The disclosures cried out for congressional oversight and investigation. Yet Congress was silent. In an attempt to learn more about the extent of the Pentagon’s surveillance activities and the policies that had authorized them, the American Civil Liberties Union and several of its state affiliates filed Freedom of Information Act requests on behalf of dozens of groups that had protested against the Administration’s foreign policy. What we have learned is troubling. What we still don’t know may be even more disturbing. It is time for Congress to act, and to ensure that Americans may once again exercise their First Amendment rights without fear that they will be tracked in a government database of suspicious activities.

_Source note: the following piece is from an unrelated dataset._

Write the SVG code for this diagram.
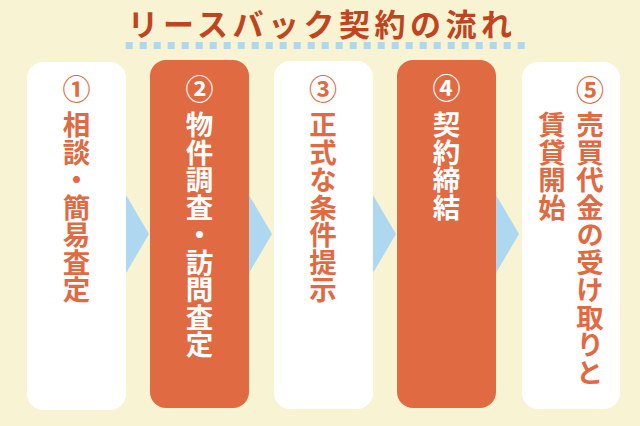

Background On February 1, 2006, the American Civil Liberties Union and its affiliates filed multiple Freedom of Information Act requests seeking records relating to Pentagon surveillance of anti-war groups. A secret Pentagon database obtained by NBC News, parts of which were published in December 2005, had revealed that nearly four dozen peaceful political gatherings, most of which were aimed at protesting military recruitment or the war in Iraq, were included among more than 1500 “suspicious incidents” reported across the United States. (Lisa Myers et al., Is The Pentagon Spying on Americans?, Dec. 14, 2005.) Subsequent news reports revealed that a highly secretive component of the Department of Defense, the Counterintelligence Field Activity Agency (“CIFA”), had been accumulating and maintaining information about domestic organizations and their peaceful political activities. CIFA, whose size and budget are classified, had been directed to track “potential terrorist threats” against the Department of Defense through reports known as Threat and Local Observation Notices (“TALON”).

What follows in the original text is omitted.